Six Buoys Return to CMWS With Data for Offshore Wind Energy Development (USA)

Environment

 

In the parking lot of Coastal Carolina University’s Center for Marine and Wetland Studies (CMWS) in Conway, South Carolina, sit six buoys just back from sea.

For 14 months, they were floating miles off the coasts of Myrtle Beach and Winyah Bay, as part of the Palmetto Wind Research Project in South Carolina, taking wind speed measurements for a study that could lay the foundation for an offshore wind farm.

 “It’s been cooking along under the radar,” said Paul Gayes, director of the CMWS, which partnered with local utility Santee Cooper. “We’ve had six buoys out there for a year, while other states are just getting some stuff in the water.”

Local universities and Santee Cooper just wrapped up this preliminary wind potential study, with the help of a U.S. Department of Energy grant administered by the South Carolina Energy Office.

 Wind out at sea starts with numbers

Researchers from Coastal Carolina University, working alongside Clemson University, Savannah River National Laboratory and the University of South Carolina, started collecting wind speeds, as well as current, wave and other oceanographic information, in July 2009 from near the coast to as far as 12 miles off shore.

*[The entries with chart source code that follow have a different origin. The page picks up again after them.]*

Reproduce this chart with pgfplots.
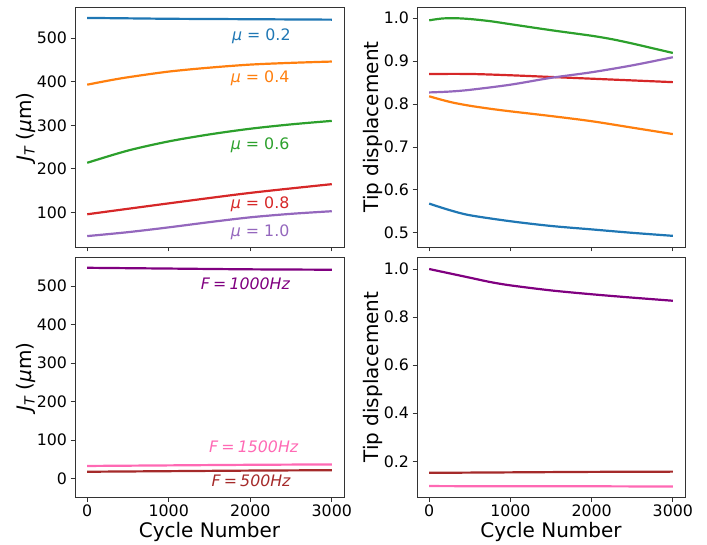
\documentclass[border=0pt]{standalone}
\usepackage{fontspec}
\setmainfont{DejaVu Sans}
\usepackage{pgfplots}
\pgfplotsset{compat=1.18}
\definecolor{c1}{HTML}{1F77B4}
\definecolor{c2}{HTML}{FF7F0E}
\definecolor{c3}{HTML}{2CA02C}
\definecolor{c4}{HTML}{D62728}
\definecolor{c5}{HTML}{9467BD}
\definecolor{mpurple}{HTML}{800080}
\definecolor{mpink}{HTML}{FF69B4}
\definecolor{mbrown}{HTML}{A52A2A}
\newcommand{\tf}{\fontsize{15.8}{15.8}\selectfont}
\newcommand{\lf}{\fontsize{20}{20}\selectfont}
\pgfplotsset{
  base/.style={
    scale only axis, width=269pt, height=240pt, anchor=south west,
    axis line style={black!80, line width=0.8pt},
    tick style={black!80, line width=0.8pt},
    major tick length=4.5pt, tick align=outside, tick pos=left,
    xmin=-150, xmax=3150, xtick={0,1000,2000,3000},
    scaled ticks=false,
    tick label style={font=\tf},
    /pgf/number format/assume math mode=true,
    /pgf/number format/set thousands separator={},
    clip=false,
    every axis plot/.append style={line width=2.2pt, no markers, smooth},
    xlabel style={font=\lf, at={(axis description cs:0.5,-0.145)}, anchor=center},
  },
  leftax/.style={ylabel style={font=\lf, at={(axis description cs:-0.182,0.5)}, anchor=center, rotate=0}},
  rightax/.style={ylabel style={font=\lf, at={(axis description cs:-0.163,0.5)}, anchor=center}},
}
\begin{document}
\begin{tikzpicture}
\useasboundingbox (0,0) rectangle (707pt,544pt);
% top-left
\begin{axis}[base, leftax, at={(75pt,297pt)}, ymin=21, ymax=571,
  ytick={100,200,300,400,500}, xticklabels={},
  ylabel={{\itshape J\textsubscript{T}} ({\itshape μ}m)}]
\addplot[c1] coordinates {(0,546) (500,545) (1000,544) (1500,543.5) (2000,543) (2500,542.5) (3000,542)};
\addplot[c2] coordinates {(0,393) (250,402) (500,410) (1000,423) (1500,432) (2000,439) (2500,443) (3000,446)};
\addplot[c3] coordinates {(0,214) (500,242) (1000,263) (1500,279) (2000,292) (2500,302) (3000,310)};
\addplot[c4] coordinates {(0,96) (1000,121) (2000,145) (3000,165)};
\addplot[c5] coordinates {(0,46) (500,55) (1000,66) (1500,78) (2000,89) (2500,97) (3000,103)};
\node[anchor=base west, c1, font=\tf, inner sep=0pt] at (axis cs:1775,495) {{\itshape μ} = 0.2};
\node[anchor=base west, c2, font=\tf, inner sep=0pt] at (axis cs:1760,399) {{\itshape μ} = 0.4};
\node[anchor=base west, c3, font=\tf, inner sep=0pt] at (axis cs:1760,245) {{\itshape μ} = 0.6};
\node[anchor=base west, c4, font=\tf, inner sep=0pt] at (axis cs:1760,110) {{\itshape μ} = 0.8};
\node[anchor=base west, c5, font=\tf, inner sep=0pt] at (axis cs:1760,45) {{\itshape μ} = 1.0};
\end{axis}
% top-right
\begin{axis}[base, rightax, at={(417pt,297pt)}, width=268pt, ymin=0.467, ymax=1.026,
  ytick={0.5,0.6,0.7,0.8,0.9,1.0}, xticklabels={},
  yticklabel style={/pgf/number format/.cd, fixed, fixed zerofill, precision=1},
  ylabel={Tip displacement}]
\addplot[c1] coordinates {(0,0.568) (250,0.553) (500,0.541) (1000,0.527) (1500,0.516) (2000,0.508) (2500,0.500) (3000,0.493)};
\addplot[c2] coordinates {(0,0.818) (150,0.810) (300,0.803) (500,0.796) (750,0.789) (1000,0.783) (1500,0.772) (2000,0.760) (2500,0.745) (3000,0.730)};
\addplot[c3] coordinates {(0,0.995) (150,0.999) (300,1.000) (500,0.998) (750,0.993) (1000,0.986) (1500,0.972) (2000,0.959) (2250,0.951) (2500,0.941) (2750,0.930) (3000,0.919)};
\addplot[c4] coordinates {(0,0.870) (500,0.870) (1000,0.867) (1500,0.863) (2000,0.859) (2500,0.855) (3000,0.851)};
\addplot[c5] coordinates {(0,0.827) (250,0.829) (500,0.833) (1000,0.845) (1500,0.861) (2000,0.874) (2500,0.890) (3000,0.909)};
\end{axis}
% bottom-left
\begin{axis}[base, leftax, at={(75pt,47pt)}, ymin=-47.5, ymax=575,
  ytick={0,100,200,300,400,500}, xlabel={Cycle Number},
  ylabel={{\itshape J\textsubscript{T}} ({\itshape μ}m)}]
\addplot[mpurple] coordinates {(0,547) (1000,545) (2000,543) (3000,542)};
\addplot[mpink] coordinates {(0,33) (1000,34.5) (2000,36) (3000,37)};
\addplot[mbrown] coordinates {(0,18) (1000,19.5) (2000,21) (3000,22)};
\node[anchor=base west, mpurple, font=\tf, inner sep=0pt] at (axis cs:1392,490) {\itshape F\hspace{0.2em}=\hspace{0.2em}1000Hz};
\node[anchor=base west, mpink, font=\tf, inner sep=0pt] at (axis cs:1494,68) {\itshape F\hspace{0.2em}=\hspace{0.2em}1500Hz};
\node[anchor=base west, mbrown, font=\tf, inner sep=0pt] at (axis cs:1523,-19) {\itshape F\hspace{0.2em}=\hspace{0.2em}500Hz};
\end{axis}
% bottom-right
\begin{axis}[base, rightax, at={(417pt,47pt)}, width=268pt, ymin=0.0515, ymax=1.05,
  ytick={0.2,0.4,0.6,0.8,1.0}, xlabel={Cycle Number},
  yticklabel style={/pgf/number format/.cd, fixed, fixed zerofill, precision=1},
  ylabel={Tip displacement}]
\addplot[mpurple] coordinates {(0,1.0) (250,0.982) (500,0.964) (750,0.946) (1000,0.932) (1500,0.911) (2000,0.895) (2500,0.881) (3000,0.868)};
\addplot[mbrown] coordinates {(0,0.152) (1000,0.154) (2000,0.156) (3000,0.157)};
\addplot[mpink] coordinates {(0,0.097) (1000,0.096) (2000,0.096) (3000,0.095)};
\end{axis}
\end{tikzpicture}
\end{document}
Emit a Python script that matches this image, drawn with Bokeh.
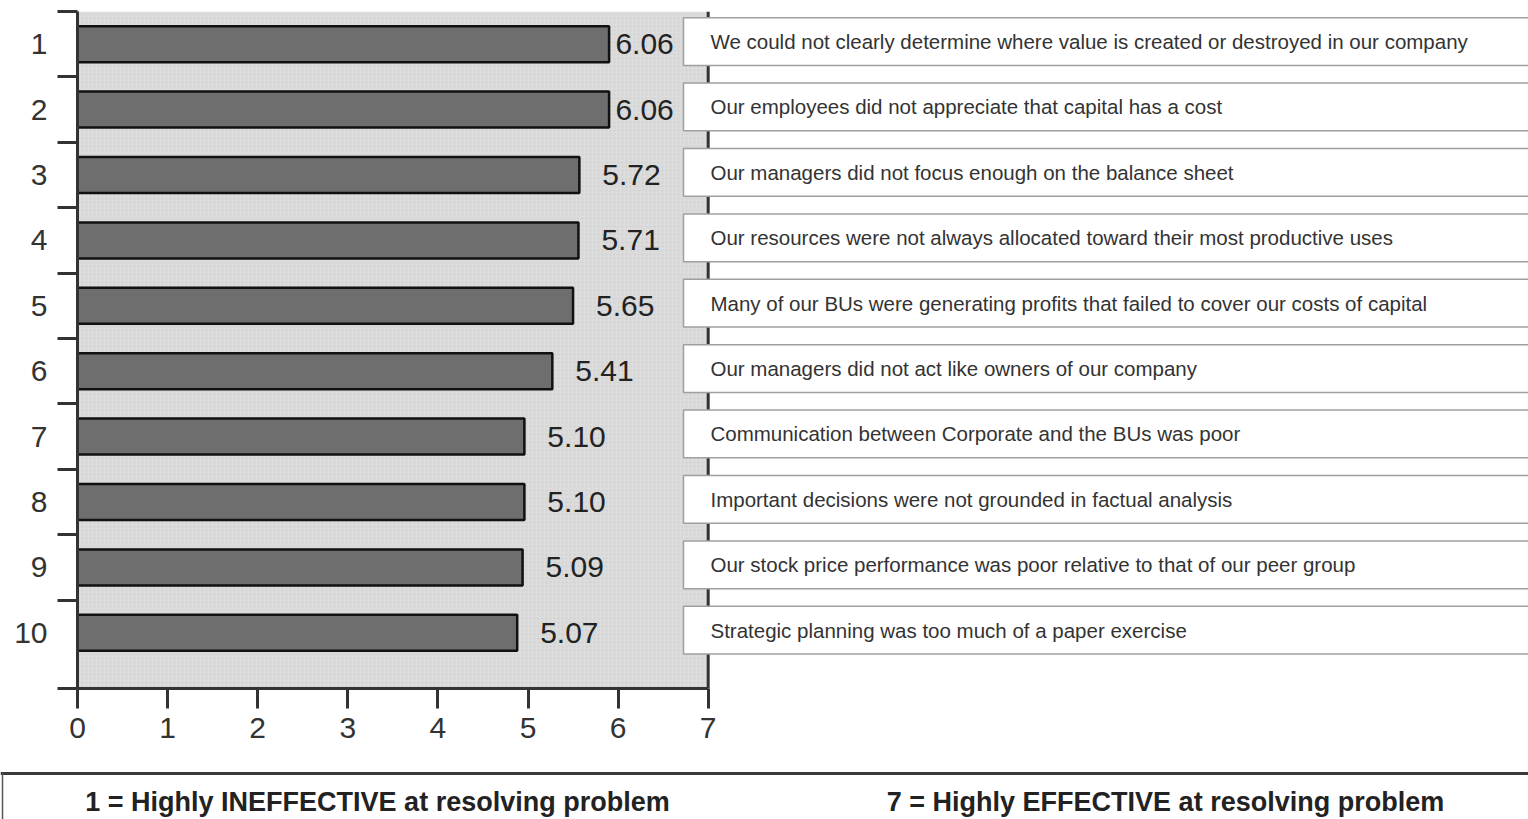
from bokeh.plotting import figure
from bokeh.models import Range1d, FixedTicker, ColumnDataSource
from bokeh.embed import file_html
from bokeh.resources import INLINE
from bokeh.core.properties import value

# ---------------- data ----------------
ranks = [1, 2, 3, 4, 5, 6, 7, 8, 9, 10]
scores = [6.06, 6.06, 5.72, 5.71, 5.65, 5.41, 5.10, 5.10, 5.09, 5.07]
# bar ends as drawn in the picture
bar_ends = [5.90, 5.90, 5.57, 5.56, 5.50, 5.27, 4.96, 4.96, 4.94, 4.88]
statements = [
    "We could not clearly determine where value is created or destroyed in our company",
    "Our employees did not appreciate that capital has a cost",
    "Our managers did not focus enough on the balance sheet",
    "Our resources were not always allocated toward their most productive uses",
    "Many of our BUs were generating profits that failed to cover our costs of capital",
    "Our managers did not act like owners of our company",
    "Communication between Corporate and the BUs was poor",
    "Important decisions were not grounded in factual analysis",
    "Our stock price performance was poor relative to that of our peer group",
    "Strategic planning was too much of a paper exercise",
]
x_ticks = [0, 1, 2, 3, 4, 5, 6, 7]
scale_labels = ["1 = Highly INEFFECTIVE at resolving problem",
                "7 = Highly EFFECTIVE at resolving problem"]

FONT = "Liberation Sans"
DARK = "#333333"

# ---------------- main chart ----------------
W = 1528
H1 = 770
px_per_unit = 90.1
x_max = (W - 77) / px_per_unit
y_top = 0.5
y_bot = 0.5 + 677 / 65.4

p = figure(width=W, height=H1, output_backend="svg", toolbar_location=None,
           x_range=Range1d(0, x_max), y_range=Range1d(y_bot, y_top),
           min_border_left=77, min_border_right=0, min_border_top=11,
           min_border_bottom=H1 - 688)
p.outline_line_color = None
p.grid.visible = False
p.background_fill_color = "white"
p.border_fill_color = "white"

# x axis
xa = p.xaxis[0]
xa.ticker = FixedTicker(ticks=x_ticks, minor_ticks=[])
xa.bounds = (0, 7)
xa.axis_line_width = 3
xa.axis_line_color = DARK
xa.major_tick_line_width = 3
xa.major_tick_line_color = DARK
xa.major_tick_in = 0
xa.major_tick_out = 20
xa.major_label_standoff = 9
xa.major_label_text_font = FONT
xa.major_label_text_font_size = "30px"
xa.major_label_text_color = DARK

# y axis
ya = p.yaxis[0]
minor = [r - 0.5 for r in ranks] + [y_bot]
ya.ticker = FixedTicker(ticks=ranks, minor_ticks=minor)
ya.axis_line_width = 3
ya.axis_line_color = DARK
ya.major_tick_line_alpha = 0
ya.major_tick_in = 0
ya.major_tick_out = 20
ya.minor_tick_in = 0
ya.minor_tick_out = 20
ya.minor_tick_line_width = 3
ya.minor_tick_line_color = DARK
ya.major_label_standoff = 10
ya.major_label_text_font = FONT
ya.major_label_text_font_size = "30px"
ya.major_label_text_color = DARK

# plot area background
p.quad(left=0, right=7, top=y_top, bottom=y_bot, fill_color="#dcdcdc",
       line_color=None, hatch_pattern="dot", hatch_color="#c4c4c4",
       hatch_scale=4, hatch_alpha=0.5)
p.segment(x0=7, y0=y_top, x1=7, y1=y_bot, line_color=DARK, line_width=3)

src = ColumnDataSource(dict(
    rank=ranks,
    end=bar_ends,
    label=[f"{s:.2f}" for s in scores],
    label_x=[min(e + 0.255, 5.97) for e in bar_ends],
    stmt=statements,
    box_top=[r - 0.04 - 0.365 for r in ranks],
    box_bot=[r - 0.04 + 0.365 for r in ranks],
    box_y=[r - 0.04 for r in ranks],
))

p.hbar(y="rank", left=0, right="end", height=0.55, source=src,
       fill_color="#6e6e6e", line_color="#111111", line_width=2.5)

p.text(x="label_x", y="rank", text="label", source=src,
       text_font=value(FONT), text_font_size="30px", text_color="#222222",
       text_align="left", text_baseline="middle", y_offset=0)

p.quad(left=6.726, right=x_max + 1, top="box_top", bottom="box_bot", source=src,
       fill_color="white", line_color="#a0a0a0", line_width=1.5)

p.text(x=7.025, y="box_y", text="stmt", source=src,
       text_font=value(FONT), text_font_size="20.5px", text_color="#333333",
       text_align="left", text_baseline="middle")

# ---------------- scale legend box ----------------
H2 = 819 - H1
q = figure(width=W, height=H2, output_backend="svg", toolbar_location=None,
           x_range=Range1d(0, W), y_range=Range1d(0, H2),
           min_border=0, x_axis_location=None, y_axis_location=None)
q.outline_line_color = None
q.grid.visible = False
q.background_fill_color = "white"
q.border_fill_color = "white"

q.segment(x0=0, y0=H2 - 3, x1=W, y1=H2 - 3, line_color="#3a3a3a", line_width=3)
q.segment(x0=2, y0=0, x1=2, y1=H2 - 3, line_color="#555555", line_width=1.5)
q.text(x=[377, 1165], y=[17.5, 17.5], text=scale_labels,
       text_font=value(FONT), text_font_style="bold", text_font_size="27px",
       text_color="#222222", text_align="center", text_baseline="middle")

open("out.html", "w").write(file_html([p, q], INLINE))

Based upon the wind speed measurement collected, Santee Cooper decided that Winyah Bay is a prime location if the utility takes the next step in the research, building a turbine-height anemometer offshore.

The anemometer, which would stand 80 meters in height, will determine wind speed and direction (turbulence) by measuring how sound waves travel between a pair of transducers.

“The wind buoy data did allow us to consider the next step,” said Mollie Gore, a spokeswoman for Santee Cooper, which helped financed the project.

Santee Cooper has contracted for the preliminary design of the anemometer, a phase expected to take a year or more. Constructing the tower is estimated to cost $4 million, Gore says.

Santee Cooper will use the data from the anemometer and then evaluate the viability and practicality of a full-scale offshore wind farm.

This study is part of a larger coordinated offshore wind effort led by Clemson University, Santee Cooper, Savannah River National Laboratory, Coastal Carolina University, North Carolina State University and several other agencies, municipalities and interests groups in the state that has been underway for more the five years.

 Looking ahead

Policy, permitting and citizens are playing a major role in the next part of the process.

According to Gayes, though, because of the collaboration between local government agencies and a task force, a lot of the leg work is already in motion. A great deal of public discussion developing acceptance from South Carolinians is also underway.

 “I’ve given 20 to 30 talks over the last years [to the public],” he said. “There’s a lot of interest.”

For its part, Santee Cooper is evaluating the research to date and planning its next steps carefully, always with an eye toward what is best for its customers and the state, Gore said.

 “There are many uncertainties, and it’s very expensive,” she said. “We are making sure that we are being very deliberative and conservative. We don’t want to get into something, and then decide it’s not going to work.”